Monday, January 24, 2011

Bullish Gold Bets by Funds Slump on Worst Price Slide Since 1997 (Bloomberg)

January 24, 2011, 12:08 AM EST
By Pham-Duy Nguyen
Jan. 24 (Bloomberg) -- Hedge funds are unloading bullish bets on gold as a slide in prices sends the metal to its worst start to a year since 1997. Holdings in silver dropped to the lowest since February.
Managed-money funds held net-long positions, or wagers on rising prices, totaling 134,473 contracts on the Comex in New York as of Jan. 18, U.S. Commodity Futures Trading Commission data showed on Jan. 21. The gold holdings have plunged for three straight weeks, dropping 21 percent since the end of December, while net-long positions in silver are down 24 percent.
Gold has fallen 5.7 percent this month, which would be the worst start to a year since a 6.3 percent drop in January 1997. The metal rose every year for the past decade, reaching a record of $1,432.50 an ounce on Dec. 7 as central banks kept interest rates low and Europe’s debt crisis spurred demand for the metal as a haven. Silver climbed 84 percent last year and reached a 30-year high of $31.275 an ounce in New York on Jan. 3.

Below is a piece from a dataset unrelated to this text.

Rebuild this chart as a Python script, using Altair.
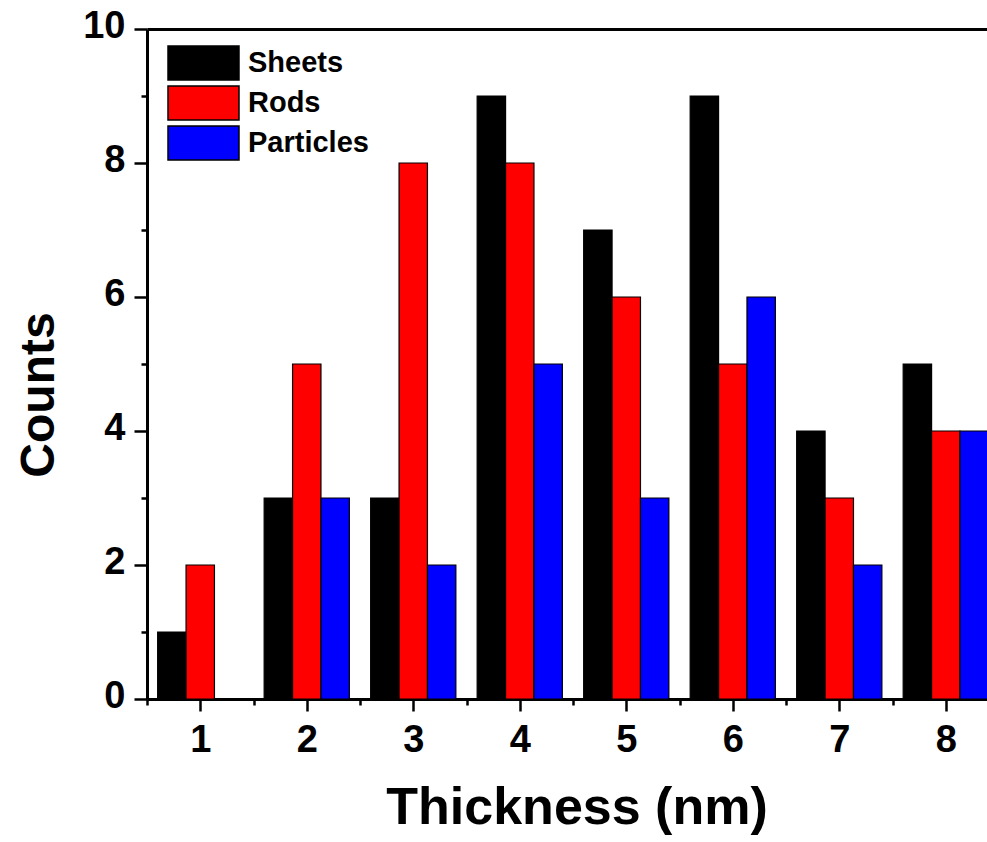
import altair as alt
import pandas as pd

thickness = [1, 2, 3, 4, 5, 6, 7, 8]
sheets = [1, 3, 3, 9, 7, 9, 4, 5]
rods = [2, 5, 8, 8, 6, 5, 3, 4]
particles = [0, 3, 2, 5, 3, 6, 2, 4]
series_names = ["Sheets", "Rods", "Particles"]
series_colors = ["#000000", "#ff0000", "#0000ff"]

rows = []
for idx, (name, vals) in enumerate(zip(series_names, [sheets, rods, particles])):
    for t, v in zip(thickness, vals):
        rows.append({"Thickness": t, "Counts": v, "Series": name, "idx": idx})
df = pd.DataFrame(rows)

FONT = "Liberation Sans"
xscale = alt.Scale(domain=[0.5, 8.387], nice=False, zero=False)
yscale = alt.Scale(domain=[0, 10], nice=False)

base = alt.Chart(df).transform_calculate(
    x1="datum.Thickness - 0.4 + datum.idx * 0.8 / 3",
    x2="datum.Thickness - 0.4 + (datum.idx + 1) * 0.8 / 3",
)

bars = base.mark_bar(clip=True, stroke="black", strokeWidth=1.2).encode(
    x=alt.X(
        "x1:Q",
        scale=xscale,
        axis=alt.Axis(
            orient="bottom",
            values=[0.5, 1, 1.5, 2, 2.5, 3, 3.5, 4, 4.5, 5, 5.5, 6, 6.5, 7, 7.5, 8],
            labelExpr="datum.value % 1 === 0 ? format(datum.value, 'd') : ''",
            tickSize={"condition": {"test": "datum.value % 1 === 0", "value": 12}, "value": 6},
            tickWidth=2.5,
            tickColor="black",
            domainColor="black",
            domainWidth=3,
            grid=False,
            labelFont=FONT,
            labelFontSize=38,
            labelFontWeight="bold",
            labelColor="black",
            labelPadding=10,
            labelFlush=False,
            labelOverlap=False,
            title="Thickness (nm)",
            titleFont=FONT,
            titleFontSize=52,
            titleFontWeight="bold",
            titleColor="black",
            titleX=429.5,
            titleY=124,
            titleAlign="center",
            titleBaseline="alphabetic",
        ),
    ),
    x2="x2:Q",
    y=alt.Y(
        "Counts:Q",
        scale=yscale,
        stack=None,
        axis=alt.Axis(
            orient="left",
            values=list(range(11)),
            labelExpr="datum.value % 2 === 0 ? format(datum.value, 'd') : ''",
            tickSize={"condition": {"test": "datum.value % 2 === 0", "value": 13}, "value": 6},
            tickWidth=2.5,
            tickColor="black",
            domainColor="black",
            domainWidth=3,
            grid=False,
            labelFont=FONT,
            labelFontSize=38,
            labelFontWeight="bold",
            labelColor="black",
            labelPadding=9,
            labelOffset=-3,
            labelFlush=False,
            labelOverlap=False,
            title="Counts",
            titleFont=FONT,
            titleFontSize=48,
            titleFontWeight="bold",
            titleColor="black",
            titleAngle=270,
            titleX=-94,
            titleY=365.5,
            titleAlign="center",
            titleBaseline="alphabetic",
        ),
    ),
    y2=alt.datum(0),
    color=alt.Color(
        "Series:N",
        scale=alt.Scale(domain=series_names, range=series_colors),
        sort=series_names,
        legend=alt.Legend(
            title=None,
            orient="none",
            legendX=37.5,
            legendY=15,
            padding=0,
            offset=0,
            symbolType="M-1.945,-0.93H1.945V0.93H-1.945Z",
            symbolSize=1332,
            symbolStrokeColor="black",
            symbolStrokeWidth=1.5,
            symbolOpacity=1,
            rowPadding=0,
            labelOffset=25.5,
            labelFont=FONT,
            labelFontSize=29,
            labelFontWeight="bold",
            labelColor="black",
        ),
    ),
)

top = base.mark_bar(opacity=0).encode(
    x=alt.X(
        "x1:Q",
        scale=xscale,
        axis=alt.Axis(
            orient="top",
            labels=False,
            ticks=False,
            grid=False,
            title=None,
            domainColor="black",
            domainWidth=3,
        ),
    ),
)

chart = (
    alt.layer(bars, top)
    .resolve_axis(x="independent")
    .properties(
        width=840,
        height=670,
        padding={"left": 147, "top": 29, "right": 0, "bottom": 143},
        autosize=alt.AutoSizeParams(type="none"),
        background="white",
    )
    .configure_view(stroke=None)
)

chart.save("out.html", embed_options={"renderer": "svg", "actions": False})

“From a technical standpoint, we’ve a strong rally in silver and gold, and when you have that type of performance, it prompts profit-taking,” said Brian Hicks, who helps manage $1 billion in the Global Resources Fund at U.S. Global Investors Inc. in San Antonio. “Money is going elsewhere to the more traditional areas of the equity market.”